## Stated problem
Each line containing the word "with" needs to be copied.

## Material
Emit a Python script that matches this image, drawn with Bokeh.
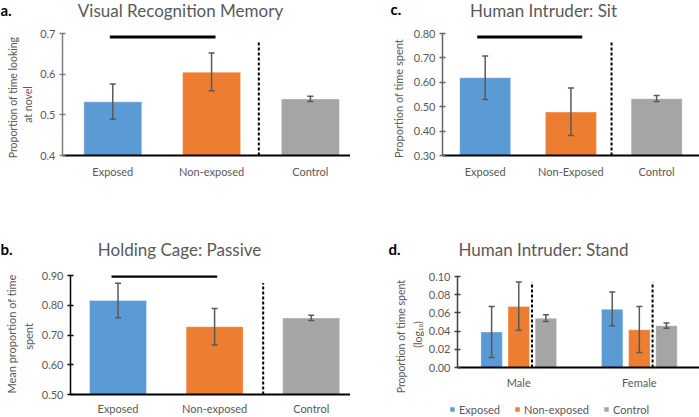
from bokeh.plotting import figure
from bokeh.models import (Range1d, FixedTicker, Label, Whisker, TeeHead, ColumnDataSource,
                          PrintfTickFormatter, Legend, LegendItem)
from bokeh.layouts import column, row
from bokeh.embed import file_html
from bokeh.resources import INLINE
import math

# ---------------- data ----------------
a_categories = ["Exposed", "Non-exposed", "Control"]
a_means = [0.532, 0.605, 0.539]
a_lower = [0.489, 0.559, 0.533]
a_upper = [0.576, 0.652, 0.546]
a_yticks = [0.4, 0.5, 0.6, 0.7]

c_categories = ["Exposed", "Non-Exposed", "Control"]
c_means = [0.619, 0.478, 0.533]
c_lower = [0.530, 0.382, 0.521]
c_upper = [0.708, 0.577, 0.546]
c_yticks = [0.30, 0.40, 0.50, 0.60, 0.70, 0.80]

b_categories = ["Exposed", "Non-exposed", "Control"]
b_means = [0.816, 0.728, 0.757]
b_lower = [0.758, 0.666, 0.749]
b_upper = [0.874, 0.789, 0.766]
b_yticks = [0.50, 0.60, 0.70, 0.80, 0.90]

d_groups = ["Male", "Female"]
d_series = ["Exposed", "Non-exposed", "Control"]
d_exposed_mean = [0.039, 0.064]
d_exposed_lower = [0.011, 0.046]
d_exposed_upper = [0.067, 0.083]
d_nonexp_mean = [0.067, 0.0415]
d_nonexp_lower = [0.041, 0.0165]
d_nonexp_upper = [0.094, 0.067]
d_control_mean = [0.054, 0.046]
d_control_lower = [0.0505, 0.043]
d_control_upper = [0.058, 0.049]
d_yticks = [0.00, 0.02, 0.04, 0.06, 0.08, 0.10]

colors = ["#5B9BD5", "#ED7D31", "#A5A5A5"]

# ---------------- styling helpers ----------------
FONT = "Lato"
TXT = "#595959"
ERR = "#595959"


def strip(w, h):
    """A plain text strip: its frame is the whole figure, coordinates are pixels."""
    s = figure(width=w, height=h, output_backend="svg", toolbar_location=None,
               x_range=Range1d(0, w), y_range=Range1d(h, 0), min_border=0,
               x_axis_location=None, y_axis_location=None, frame_align=False)
    s.outline_line_color = None
    s.grid.visible = False
    s.background_fill_color = "white"
    s.border_fill_color = "white"
    return s


def add_text(s, x, y, text, size, color=TXT, bold=False, angle=0.0, align="center"):
    s.add_layout(Label(x=x, y=y, text=text, text_font=FONT, text_font_size=size,
                       text_color=color, text_font_style="bold" if bold else "normal",
                       angle=angle, text_align=align, text_baseline="middle"))


def make_panel(w, h, frame, xr, yr, yticks, fmt, axis_color, xticks, xlabels, x_standoff):
    L, R, T, B = frame
    p = figure(width=w, height=h, output_backend="svg", toolbar_location=None,
               x_range=Range1d(*xr), y_range=Range1d(*yr),
               min_border_left=L, min_border_right=w - R,
               min_border_top=T, min_border_bottom=h - B, frame_align=False)
    p.outline_line_color = None
    p.xgrid.visible = False
    p.ygrid.visible = False
    p.background_fill_color = "white"
    p.border_fill_color = "white"
    yax = p.yaxis[0]
    yax.ticker = FixedTicker(ticks=yticks)
    yax.formatter = PrintfTickFormatter(format=fmt)
    yax.axis_line_color = axis_color
    yax.axis_line_width = 1.5
    yax.major_tick_line_color = axis_color
    yax.major_tick_line_width = 1.5
    yax.major_tick_in = 3
    yax.major_tick_out = 3
    yax.minor_tick_line_color = None
    yax.major_label_text_font = FONT
    yax.major_label_text_font_size = "11px"
    yax.major_label_text_color = TXT
    yax.major_label_standoff = 4
    xax = p.xaxis[0]
    xax.ticker = FixedTicker(ticks=xticks)
    xax.major_label_overrides = {t: lab for t, lab in zip(xticks, xlabels)}
    xax.axis_line_color = "black"
    xax.axis_line_width = 2
    xax.major_tick_line_color = None
    xax.minor_tick_line_color = None
    xax.major_tick_in = 0
    xax.major_tick_out = 0
    xax.major_label_text_font = FONT
    xax.major_label_text_font_size = "11px"
    xax.major_label_text_color = TXT
    xax.major_label_standoff = x_standoff
    return p


def add_bars(p, xs, means, lower, upper, width, color_list, base):
    src = ColumnDataSource(dict(x=xs, top=means, lower=lower, upper=upper, color=color_list))
    r = p.vbar(x="x", top="top", bottom=base, width=width, source=src,
               fill_color="color", line_color="white", line_alpha=0.35, line_width=1)
    p.add_layout(Whisker(source=src, base="x", upper="upper", lower="lower",
                         line_color=ERR, line_width=1.5, level="annotation",
                         upper_head=TeeHead(size=6, line_color=ERR, line_width=1.5),
                         lower_head=TeeHead(size=6, line_color=ERR, line_width=1.5)))
    return r


def add_separator(p, x, y_bottom, y_top):
    p.segment(x0=[x], y0=[y_bottom], x1=[x], y1=[y_top], line_color="black",
              line_width=2, line_dash="3 2")


def add_sig(p, x_start, x_end, y):
    p.segment(x0=[x_start], y0=[y], x1=[x_end], y1=[y], line_color="black", line_width=3)


# ---------------- panel a (350 x 200) ----------------
ha = strip(350, 21)
add_text(ha, 0, 9, "a.", "15px", color="black", bold=True, align="left")
add_text(ha, 180, 9.5, "Visual Recognition Memory", "17px")
la = strip(35, 179)
add_text(la, 12, 76, "Proportion of time looking", "10.5px", angle=math.pi / 2)
add_text(la, 27, 83, "at novel", "10.5px", angle=math.pi / 2)
pa = make_panel(315, 179, (27, 315, 12, 134), (-0.509, 2.406), (0.4, 0.7),
                a_yticks, "%.1f", "#7F7F7F", [0, 1, 2], a_categories, 9)
a_x = list(range(len(a_categories)))
add_bars(pa, a_x, a_means, a_lower, a_upper, 0.587, colors, a_yticks[0])
add_separator(pa, (a_x[1] + a_x[2]) / 2 - 0.022, a_yticks[0], 0.679)
add_sig(pa, a_x[0] - 0.03, a_x[1] + 0.04, 0.6916)
panel_a = column(ha, row(la, pa))

# ---------------- panel c (349 x 200) ----------------
hc = strip(349, 21)
add_text(hc, 40, 8, "c.", "15px", color="black", bold=True, align="left")
add_text(hc, 193, 9.5, "Human Intruder: Sit", "17px")
lc = strip(57, 179)
add_text(lc, 48, 77, "Proportion of time spent", "11px", angle=math.pi / 2)
pc = make_panel(292, 179, (35, 292, 12, 134), (-0.498, 2.5), (0.3, 0.8),
                c_yticks, "%.2f", "#666666", [0, 1, 2], c_categories, 9)
c_x = list(range(len(c_categories)))
add_bars(pc, c_x, c_means, c_lower, c_upper, 0.595, colors, c_yticks[0])
add_separator(pc, (c_x[1] + c_x[2]) / 2 - 0.026, c_yticks[0], 0.7655)
add_sig(pc, c_x[0] - 0.093, c_x[1] + 0.132, 0.786)
panel_c = column(hc, row(lc, pc))

# ---------------- panel b (350 x 217) ----------------
hb = strip(350, 62)
add_text(hb, 0, 48, "b.", "15px", color="black", bold=True, align="left")
add_text(hb, 179, 48.5, "Holding Cage: Passive", "17px")
lb = strip(37, 155)
add_text(lb, 10.5, 71.5, "Mean proportion of time", "11px", angle=math.pi / 2)
add_text(lb, 28, 74, "spent", "11px", angle=math.pi / 2)
pb = make_panel(313, 155, (33, 313, 13, 134), (-0.492, 2.407), (0.5, 0.9),
                b_yticks, "%.2f", "#000000", [0, 1, 2], b_categories, 7)
b_x = list(range(len(b_categories)))
add_bars(pb, b_x, b_means, b_lower, b_upper, 0.59, colors, b_yticks[0])
add_separator(pb, (b_x[1] + b_x[2]) / 2 + 0.003, b_yticks[0], 0.8747)
add_sig(pb, b_x[0] - 0.067, b_x[1] + 0.027, 0.8978)
panel_b = column(hb, row(lb, pb))

# ---------------- panel d (349 x 217) ----------------
hd = strip(349, 62)
add_text(hd, 38, 48, "d.", "15px", color="black", bold=True, align="left")
add_text(hd, 193, 48.5, "Human Intruder: Stand", "17px")
ld = strip(74, 155)
add_text(ld, 50, 74, "Proportion of time spent", "10.5px", angle=math.pi / 2)
add_text(ld, 67, 72, "(log\u2081\u2080)", "10.5px", angle=math.pi / 2)
pd_ = make_panel(275, 138, (33, 275, 14, 105), (-0.508, 1.499), (0.0, 0.1),
                 d_yticks, "%.2f", "#404040", [0, 1], d_groups, 8)
g = list(range(len(d_groups)))
offsets = [-0.225, 0.0, 0.225]
d_means = [d_exposed_mean, d_nonexp_mean, d_control_mean]
d_lows = [d_exposed_lower, d_nonexp_lower, d_control_lower]
d_ups = [d_exposed_upper, d_nonexp_upper, d_control_upper]
for k, name in enumerate(d_series):
    xs = [gi + offsets[k] for gi in g]
    add_bars(pd_, xs, d_means[k], d_lows[k], d_ups[k], 0.178,
             [colors[k]] * len(g), d_yticks[0])
for gi in g:
    add_separator(pd_, gi + 0.11, d_yticks[0], 0.0938)

# legend strip under panel d: proxy swatches (one off-screen point each, styled like the bars)
lg = strip(275, 17)
swatches = [lg.vbar(x=[-50], top=[-50], bottom=-60, width=1, fill_color=c,
                    line_color="white", line_alpha=0.35) for c in colors]
legend = Legend(items=[LegendItem(label=n, renderers=[r]) for n, r in zip(d_series, swatches)],
                orientation="horizontal", location=(25, 1),
                glyph_width=6, glyph_height=6, label_standoff=4, spacing=14,
                label_height=14, padding=0, margin=0, border_line_color=None,
                background_fill_alpha=0,
                label_text_font=FONT, label_text_font_size="11px", label_text_color=TXT)
lg.add_layout(legend)
panel_d = column(hd, row(ld, column(pd_, lg)))

layout = column(row(panel_a, panel_c), row(panel_b, panel_d))

with open("out.html", "w") as f:
    f.write(file_html(layout, INLINE))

## Complete output
Emit a Python script that matches this image, drawn with Bokeh.
with open("out.html", "w") as f:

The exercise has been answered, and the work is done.